To worship God in truth is to recognise that my only security is in You, the Creator of heaven and earth. My confidence is in the One who cannot be shaken.

When thousands came to see Jesus in the Flesh, He took notice of one woman. Not because of any grand entrances, but through the greatness of her faith. The woman who had a flow of blood for twelve years touched His garments and believed she would be healed. At this touch, He says, “somebody touched Me, for I perceived power going out from Me.”

There is power in prayer, every time we come before the throne of grace. The woman’s response is the same response we should have toward prayer, for in her response lies the humility of prayers heard.

Now when the woman saw that she was not hidden, she came trembling; and falling down before Him, she declared to Him in the presence of all the people the reason she had touched Him and how she was healed immediately”(Matt 8:47).

The revelation of true prayer

There can sometimes be an overemphasis of our true human states – “I am dirt.” This was never meant to demoralise. It is truth, and it is a truth that switches our sense of security from our imperfect self to the perfect Creator of the universe.

If we stand in front of anything great, what reaction do you expect? If we compare ourselves to the size of the earth, to the size of the galaxy, to the size of universe, the realisation that follows is how small we really are in comparison. The earth becomes likes a drop in the ocean. There is no comparison. The reality of our lives is that despite how small we are compared to our Creator, it is His love that makes us aware of His presence and our shortcomings at the same time.

In prayer, we don’t start with our sinfulness, we start with who God is, followed by our weaknesses. If you are standing in a dark room and you stumble, the first thing you do is turn on the light to prevent yourself from falling again. When the lights are on, you see that damage you caused and how to avoid it. It is a common misconception that we should come to God when we are good, when we have overcome sin. God is the light of our lives. Through Him, we overcome our sins. Our sins are not revealed on their own. God is first revealed, followed by our sins so that we are supported and guided toward life with Him. When God’s glory was revealed to Isaiah, his first reaction was, “I am a man of unclean lips.” This isn’t even necessarily the result of a sin he committed, it was simply the realisation of the Almighty.

Practically speaking, there are three measures to the efficacy of true prayer;

  1. A sense of security and reliance on God
  2. Recognition of my sins
  3. The way I perceive and deal with my neighbours

The true question we need to be asking ourselves to achieve these, is when I fall, how do I react?

If you have thoughts of disappointments – “I don’t do this anymore, I’m better than that.

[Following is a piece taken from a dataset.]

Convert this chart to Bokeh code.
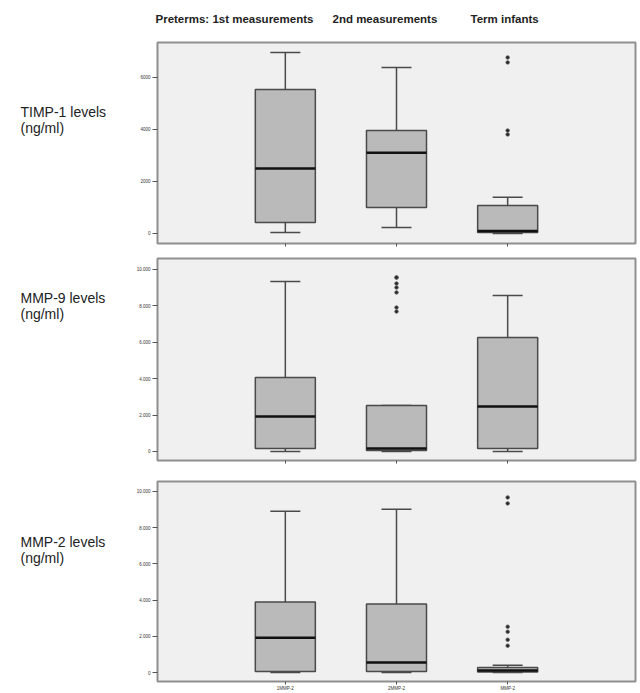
from bokeh.plotting import figure
from bokeh.layouts import column, row
from bokeh.models import Range1d, FixedTicker
from bokeh.core.properties import value
from bokeh.embed import file_html
from bokeh.resources import INLINE

# ---------------- data ----------------
column_titles = ["Preterms: 1st measurements", "2nd measurements", "Term infants"]
row_labels = ["TIMP-1 levels", "MMP-9 levels", "MMP-2 levels"]
unit_label = "(ng/ml)"

group_pos = [1, 2, 3]

timp_ticks = [0, 2000, 4000, 6000]
timp_tick_labels = ["0", "2000", "4000", "6000"]
mmp_ticks = [0, 2000, 4000, 6000, 8000, 10000]
mmp_tick_labels = ["0", "2.000", "4.000", "6.000", "8.000", "10.000"]

timp_x_labels = ["", "", ""]
mmp9_x_labels = ["", "", ""]
mmp2_x_labels = ["1MMP-2", "2MMP-2", "MMP-2"]

# TIMP-1
timp_min = [40, 230, 0]
timp_q1 = [420, 1000, 40]
timp_med = [2500, 3110, 100]
timp_q3 = [5540, 3960, 1080]
timp_max = [6960, 6380, 1390]
timp_out_group = [3, 3, 3, 3]
timp_out_val = [6770, 6580, 3960, 3810]

# MMP-9
mmp9_min = [0, 0, 0]
mmp9_q1 = [165, 55, 165]
mmp9_med = [1920, 165, 2470]
mmp9_q3 = [4070, 2530, 6260]
mmp9_max = [9340, 2530, 8570]
mmp9_out_group = [2, 2, 2, 2, 2, 2, 2]
mmp9_out_val = [9560, 9560, 9230, 9010, 8740, 7910, 7690]

# MMP-2
mmp2_min = [0, 0, 0]
mmp2_q1 = [55, 55, 30]
mmp2_med = [1920, 550, 110]
mmp2_q3 = [3900, 3790, 275]
mmp2_max = [8900, 9010, 400]
mmp2_out_group = [3, 3, 3, 3, 3, 3]
mmp2_out_val = [9670, 9340, 2530, 2250, 1810, 1480]

# ---------------- styling ----------------
FONT = value("Liberation Sans")
FRAME_BG = "#f0f0f0"
BOX_FILL = "#bababa"
BOX_LINE = "#4a4a4a"
FRAME_LINE = "#8f8f8f"
BOX_W = 0.54
CAP_W = 0.27

TOTAL_W = 640
LABEL_W = 129
PANEL_W = TOTAL_W - LABEL_W


def make_panel(mins, q1, med, q3, maxs, out_g, out_v, ticks, tick_labels,
               x_labels, y_lo, y_hi, height, top, bottom):
    p = figure(width=PANEL_W, height=height, output_backend="svg",
               toolbar_location=None, x_range=Range1d(-0.15, 4.15),
               y_range=Range1d(y_lo, y_hi), min_border_left=28,
               min_border_right=PANEL_W - 28 - 478, min_border_top=top,
               min_border_bottom=bottom)
    p.background_fill_color = FRAME_BG
    p.border_fill_color = "white"
    p.outline_line_color = FRAME_LINE
    p.outline_line_width = 2
    p.grid.visible = False

    # whiskers
    p.segment(x0=group_pos, y0=q3, x1=group_pos, y1=maxs, line_color=BOX_LINE, line_width=1.5)
    p.segment(x0=group_pos, y0=mins, x1=group_pos, y1=q1, line_color=BOX_LINE, line_width=1.5)
    # caps
    p.segment(x0=[g - CAP_W / 2 for g in group_pos], y0=maxs,
              x1=[g + CAP_W / 2 for g in group_pos], y1=maxs, line_color=BOX_LINE, line_width=1.5)
    p.segment(x0=[g - CAP_W / 2 for g in group_pos], y0=mins,
              x1=[g + CAP_W / 2 for g in group_pos], y1=mins, line_color=BOX_LINE, line_width=1.5)
    # boxes
    p.vbar(x=group_pos, width=BOX_W, bottom=q1, top=q3, fill_color=BOX_FILL,
           line_color=BOX_LINE, line_width=1.5)
    # medians
    p.segment(x0=[g - BOX_W / 2 for g in group_pos], y0=med,
              x1=[g + BOX_W / 2 for g in group_pos], y1=med, line_color="#111111", line_width=2.5)
    # outliers
    p.scatter(x=out_g, y=out_v, size=3.5, fill_color="#2a2a2a", line_color="#555555",
              line_width=0.8)

    p.yaxis.ticker = FixedTicker(ticks=ticks)
    p.yaxis.major_label_overrides = dict(zip(ticks, tick_labels))
    p.yaxis.major_label_text_font_size = "4.5px"
    p.yaxis.major_label_text_color = "#333333"
    p.yaxis.major_label_standoff = 2
    p.yaxis.major_tick_out = 5
    p.yaxis.major_tick_in = 0
    p.yaxis.major_tick_line_color = "#555555"
    p.yaxis.minor_tick_line_color = None
    p.yaxis.axis_line_color = FRAME_LINE

    p.xaxis.ticker = FixedTicker(ticks=group_pos)
    p.xaxis.major_label_overrides = dict(zip(group_pos, x_labels))
    p.xaxis.major_label_text_font_size = "4.5px"
    p.xaxis.major_label_text_color = "#333333"
    p.xaxis.major_label_standoff = 1
    p.xaxis.major_tick_out = 3
    p.xaxis.major_tick_in = 0
    p.xaxis.major_tick_line_color = "#555555"
    p.xaxis.minor_tick_line_color = None
    p.xaxis.axis_line_color = FRAME_LINE
    return p


p1 = make_panel(timp_min, timp_q1, timp_med, timp_q3, timp_max, timp_out_group, timp_out_val,
                timp_ticks, timp_tick_labels, timp_x_labels, -385, 7346, 216, 8, 7)
p2 = make_panel(mmp9_min, mmp9_q1, mmp9_med, mmp9_q3, mmp9_max, mmp9_out_group, mmp9_out_val,
                mmp_ticks, mmp_tick_labels, mmp9_x_labels, -495, 10604, 220, 8, 10)
p3 = make_panel(mmp2_min, mmp2_q1, mmp2_med, mmp2_q3, mmp2_max, mmp2_out_group, mmp2_out_val,
                mmp_ticks, mmp_tick_labels, mmp2_x_labels, -495, 10549, 223, 11, 11)

# header with column titles
HEADER_H = 34
header = figure(width=TOTAL_W, height=HEADER_H, output_backend="svg", toolbar_location=None,
                x_range=Range1d(0, TOTAL_W), y_range=Range1d(HEADER_H, 0), min_border=0)
header.axis.visible = False
header.grid.visible = False
header.outline_line_color = None
header.text(x=[155, 332, 470], y=[18, 18, 18], text=column_titles, text_font=FONT,
            text_font_size=value("11.5px"), text_font_style="bold", text_color="#222222",
            text_baseline="middle", text_align="left")

# left labels
LAB_H = 216 + 220 + 223
labels = figure(width=LABEL_W, height=LAB_H, output_backend="svg", toolbar_location=None,
                x_range=Range1d(0, LABEL_W), y_range=Range1d(LAB_H, 0), min_border=0)
labels.axis.visible = False
labels.grid.visible = False
labels.outline_line_color = None
lab_y = [77, 263, 507]
labels.text(x=[20] * 3, y=lab_y, text=row_labels, text_font=FONT,
            text_font_size=value("14px"), text_color="#222222",
            text_baseline="middle", text_align="left")
labels.text(x=[20] * 3, y=[v + 16 for v in lab_y], text=[unit_label] * 3, text_font=FONT,
            text_font_size=value("14px"), text_color="#222222",
            text_baseline="middle", text_align="left")

layout = column(header, row(labels, column(p1, p2, p3)))

open("out.html", "w").write(file_html(layout, INLINE))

I can’t believe I’ve fallen again.” This is reliance on self. The biggest danger is the nagging voice that says you can make yourself better independent of God. “You’re better than that.” When those self-reliant thoughts are exhausted, turn to God.

The old Adam hides, blames others and ‘clothes’ himself in an attempt to cover up his insecurities. God is like a parachute that we hope we don’t need to use. We don’t want to pull the parachute to keep us alive. God is a nice add on to how you want to appear, an image that will not last. We need to shift Him from our last resort to our One and only hope that we run to at all times.

Another question we ask is, do I pray more fervently in church than I do when I am alone?

We may appear good before others but what about God? I want to be recognised for doing good before God. While there is nothing wrong with praying among others, make sure that after every day, it is in the hidden place that you complete your search for the Almighty.

Let us stop asking “How are you” but imitate the monks who say to one another, “How is your prayer life?” For there is no life that is separated from prayer.